▸ **GOAL**: Please output the data below exactly as given, starting at its first line and stopping after the line that contains "0.0002, 0.00015, 0.0001, 0.0001];".
* START DATA *
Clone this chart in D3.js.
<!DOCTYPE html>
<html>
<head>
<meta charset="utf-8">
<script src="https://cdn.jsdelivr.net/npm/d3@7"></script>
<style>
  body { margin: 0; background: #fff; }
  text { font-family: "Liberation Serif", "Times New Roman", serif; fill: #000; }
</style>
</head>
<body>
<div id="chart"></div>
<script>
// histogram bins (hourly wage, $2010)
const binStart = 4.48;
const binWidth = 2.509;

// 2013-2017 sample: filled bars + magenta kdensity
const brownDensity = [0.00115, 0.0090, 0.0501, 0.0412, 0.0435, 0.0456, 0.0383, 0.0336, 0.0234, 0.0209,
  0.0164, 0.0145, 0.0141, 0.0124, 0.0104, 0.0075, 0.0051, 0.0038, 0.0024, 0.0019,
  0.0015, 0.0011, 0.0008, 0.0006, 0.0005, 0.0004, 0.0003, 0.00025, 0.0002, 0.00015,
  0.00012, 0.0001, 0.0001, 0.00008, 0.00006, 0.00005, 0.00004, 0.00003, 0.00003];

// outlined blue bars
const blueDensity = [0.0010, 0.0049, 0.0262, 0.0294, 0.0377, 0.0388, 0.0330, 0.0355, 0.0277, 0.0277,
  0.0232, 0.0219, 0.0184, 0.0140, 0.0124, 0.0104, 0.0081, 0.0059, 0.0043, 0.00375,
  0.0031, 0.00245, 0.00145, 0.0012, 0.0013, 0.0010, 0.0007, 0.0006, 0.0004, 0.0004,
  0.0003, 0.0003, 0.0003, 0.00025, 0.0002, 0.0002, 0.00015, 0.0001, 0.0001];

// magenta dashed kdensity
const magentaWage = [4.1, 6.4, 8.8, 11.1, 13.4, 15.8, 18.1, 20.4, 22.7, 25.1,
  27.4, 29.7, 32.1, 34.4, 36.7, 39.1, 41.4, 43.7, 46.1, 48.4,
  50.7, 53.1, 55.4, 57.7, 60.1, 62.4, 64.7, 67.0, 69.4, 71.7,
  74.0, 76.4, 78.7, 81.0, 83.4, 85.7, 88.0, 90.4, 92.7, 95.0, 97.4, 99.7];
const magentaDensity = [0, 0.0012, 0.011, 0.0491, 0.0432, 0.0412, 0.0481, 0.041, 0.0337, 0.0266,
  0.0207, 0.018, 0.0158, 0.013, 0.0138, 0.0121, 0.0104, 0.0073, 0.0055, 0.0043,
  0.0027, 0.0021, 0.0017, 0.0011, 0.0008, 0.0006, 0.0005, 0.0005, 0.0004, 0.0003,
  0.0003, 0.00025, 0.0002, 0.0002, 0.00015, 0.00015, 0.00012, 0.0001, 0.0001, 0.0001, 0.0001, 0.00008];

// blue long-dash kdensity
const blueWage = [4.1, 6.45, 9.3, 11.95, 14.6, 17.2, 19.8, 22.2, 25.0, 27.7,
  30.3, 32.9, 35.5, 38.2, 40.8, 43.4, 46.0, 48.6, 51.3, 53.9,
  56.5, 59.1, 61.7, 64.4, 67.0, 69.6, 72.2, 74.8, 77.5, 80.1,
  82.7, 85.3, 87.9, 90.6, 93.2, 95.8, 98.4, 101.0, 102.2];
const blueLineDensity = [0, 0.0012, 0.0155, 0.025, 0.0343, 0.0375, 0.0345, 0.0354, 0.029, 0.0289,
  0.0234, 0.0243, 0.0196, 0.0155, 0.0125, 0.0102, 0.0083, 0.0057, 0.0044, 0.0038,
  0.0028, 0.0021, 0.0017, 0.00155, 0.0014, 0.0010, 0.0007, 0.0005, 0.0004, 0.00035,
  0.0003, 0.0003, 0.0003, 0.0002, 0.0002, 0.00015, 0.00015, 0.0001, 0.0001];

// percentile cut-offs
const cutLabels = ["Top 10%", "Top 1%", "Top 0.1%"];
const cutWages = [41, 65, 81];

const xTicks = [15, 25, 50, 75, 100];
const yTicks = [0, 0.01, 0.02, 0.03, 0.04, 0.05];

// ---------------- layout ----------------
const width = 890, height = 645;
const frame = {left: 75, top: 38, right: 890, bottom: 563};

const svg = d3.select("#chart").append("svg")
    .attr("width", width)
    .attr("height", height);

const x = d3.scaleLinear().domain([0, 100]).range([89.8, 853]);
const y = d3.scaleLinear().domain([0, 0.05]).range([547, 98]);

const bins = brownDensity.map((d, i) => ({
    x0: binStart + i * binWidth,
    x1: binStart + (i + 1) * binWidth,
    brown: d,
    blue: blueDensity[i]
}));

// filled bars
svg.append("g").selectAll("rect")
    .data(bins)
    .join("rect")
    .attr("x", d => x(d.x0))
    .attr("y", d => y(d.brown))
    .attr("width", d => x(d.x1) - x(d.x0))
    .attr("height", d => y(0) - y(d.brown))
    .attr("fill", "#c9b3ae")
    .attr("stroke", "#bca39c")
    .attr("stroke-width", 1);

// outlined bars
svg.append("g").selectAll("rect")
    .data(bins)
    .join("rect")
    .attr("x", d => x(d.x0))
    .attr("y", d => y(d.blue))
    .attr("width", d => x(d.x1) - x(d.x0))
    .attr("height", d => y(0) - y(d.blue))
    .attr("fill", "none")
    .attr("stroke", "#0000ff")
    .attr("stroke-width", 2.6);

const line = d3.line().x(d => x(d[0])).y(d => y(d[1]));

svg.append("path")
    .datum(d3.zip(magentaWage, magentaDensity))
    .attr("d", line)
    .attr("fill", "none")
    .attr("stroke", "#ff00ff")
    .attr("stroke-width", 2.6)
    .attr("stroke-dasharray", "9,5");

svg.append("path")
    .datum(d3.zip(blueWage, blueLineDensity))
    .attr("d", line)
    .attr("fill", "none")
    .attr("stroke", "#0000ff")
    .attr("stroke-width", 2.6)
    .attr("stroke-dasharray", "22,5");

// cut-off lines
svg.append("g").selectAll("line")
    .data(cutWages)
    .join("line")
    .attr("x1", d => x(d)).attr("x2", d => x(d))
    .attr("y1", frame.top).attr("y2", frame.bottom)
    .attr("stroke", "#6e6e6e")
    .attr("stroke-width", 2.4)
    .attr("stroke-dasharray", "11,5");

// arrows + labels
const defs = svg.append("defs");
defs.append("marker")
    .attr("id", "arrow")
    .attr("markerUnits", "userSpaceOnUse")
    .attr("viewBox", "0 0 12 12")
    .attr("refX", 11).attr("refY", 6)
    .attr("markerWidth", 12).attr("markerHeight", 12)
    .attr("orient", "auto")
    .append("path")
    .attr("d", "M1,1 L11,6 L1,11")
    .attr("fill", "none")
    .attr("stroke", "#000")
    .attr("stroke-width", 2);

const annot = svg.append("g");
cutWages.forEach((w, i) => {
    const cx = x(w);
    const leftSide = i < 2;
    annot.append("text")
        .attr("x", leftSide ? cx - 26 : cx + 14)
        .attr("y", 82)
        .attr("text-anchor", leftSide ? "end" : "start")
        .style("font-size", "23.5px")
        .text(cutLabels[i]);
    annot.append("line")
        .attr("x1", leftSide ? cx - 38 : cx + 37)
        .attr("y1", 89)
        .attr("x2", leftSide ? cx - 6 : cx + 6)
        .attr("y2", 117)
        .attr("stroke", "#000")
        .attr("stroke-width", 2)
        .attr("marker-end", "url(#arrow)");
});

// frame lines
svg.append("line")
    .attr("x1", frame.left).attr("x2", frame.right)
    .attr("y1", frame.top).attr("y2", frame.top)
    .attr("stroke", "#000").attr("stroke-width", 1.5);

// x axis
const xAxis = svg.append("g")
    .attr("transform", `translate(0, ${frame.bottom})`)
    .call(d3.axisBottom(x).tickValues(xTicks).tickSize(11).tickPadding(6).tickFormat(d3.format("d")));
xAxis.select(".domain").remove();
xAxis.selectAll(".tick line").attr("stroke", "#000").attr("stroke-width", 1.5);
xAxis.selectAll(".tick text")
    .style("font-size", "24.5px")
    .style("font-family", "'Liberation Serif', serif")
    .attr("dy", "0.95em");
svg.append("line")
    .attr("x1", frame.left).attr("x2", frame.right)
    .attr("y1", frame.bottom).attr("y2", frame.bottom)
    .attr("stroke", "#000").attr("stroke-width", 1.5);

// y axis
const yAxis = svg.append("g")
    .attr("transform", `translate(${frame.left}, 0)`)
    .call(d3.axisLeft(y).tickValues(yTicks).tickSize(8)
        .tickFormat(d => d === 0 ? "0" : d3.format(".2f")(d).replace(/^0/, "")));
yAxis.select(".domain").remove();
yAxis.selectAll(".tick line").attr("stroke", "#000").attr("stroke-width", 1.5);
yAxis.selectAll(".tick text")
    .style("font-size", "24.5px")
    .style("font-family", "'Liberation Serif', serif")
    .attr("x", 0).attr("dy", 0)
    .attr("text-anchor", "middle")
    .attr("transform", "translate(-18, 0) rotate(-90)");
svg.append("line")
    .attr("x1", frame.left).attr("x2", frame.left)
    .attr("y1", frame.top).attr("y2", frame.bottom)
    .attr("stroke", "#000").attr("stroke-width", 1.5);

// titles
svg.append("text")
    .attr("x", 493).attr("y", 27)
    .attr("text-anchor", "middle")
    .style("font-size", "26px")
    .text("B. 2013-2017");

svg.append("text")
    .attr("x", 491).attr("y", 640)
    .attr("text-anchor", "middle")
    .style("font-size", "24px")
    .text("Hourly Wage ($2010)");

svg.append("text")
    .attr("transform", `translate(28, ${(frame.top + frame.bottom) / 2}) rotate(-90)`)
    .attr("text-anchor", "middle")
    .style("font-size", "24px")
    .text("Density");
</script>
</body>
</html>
* END DATA *
▸ **ANSWER TO THIS PROBLEM**:
Clone this chart in D3.js.
<!DOCTYPE html>
<html>
<head>
<meta charset="utf-8">
<script src="https://cdn.jsdelivr.net/npm/d3@7"></script>
<style>
  body { margin: 0; background: #fff; }
  text { font-family: "Liberation Serif", "Times New Roman", serif; fill: #000; }
</style>
</head>
<body>
<div id="chart"></div>
<script>
// histogram bins (hourly wage, $2010)
const binStart = 4.48;
const binWidth = 2.509;

// 2013-2017 sample: filled bars + magenta kdensity
const brownDensity = [0.00115, 0.0090, 0.0501, 0.0412, 0.0435, 0.0456, 0.0383, 0.0336, 0.0234, 0.0209,
  0.0164, 0.0145, 0.0141, 0.0124, 0.0104, 0.0075, 0.0051, 0.0038, 0.0024, 0.0019,
  0.0015, 0.0011, 0.0008, 0.0006, 0.0005, 0.0004, 0.0003, 0.00025, 0.0002, 0.00015,
  0.00012, 0.0001, 0.0001, 0.00008, 0.00006, 0.00005, 0.00004, 0.00003, 0.00003];

// outlined blue bars
const blueDensity = [0.0010, 0.0049, 0.0262, 0.0294, 0.0377, 0.0388, 0.0330, 0.0355, 0.0277, 0.0277,
  0.0232, 0.0219, 0.0184, 0.0140, 0.0124, 0.0104, 0.0081, 0.0059, 0.0043, 0.00375,
  0.0031, 0.00245, 0.00145, 0.0012, 0.0013, 0.0010, 0.0007, 0.0006, 0.0004, 0.0004,
  0.0003, 0.0003, 0.0003, 0.00025, 0.0002, 0.0002, 0.00015, 0.0001, 0.0001];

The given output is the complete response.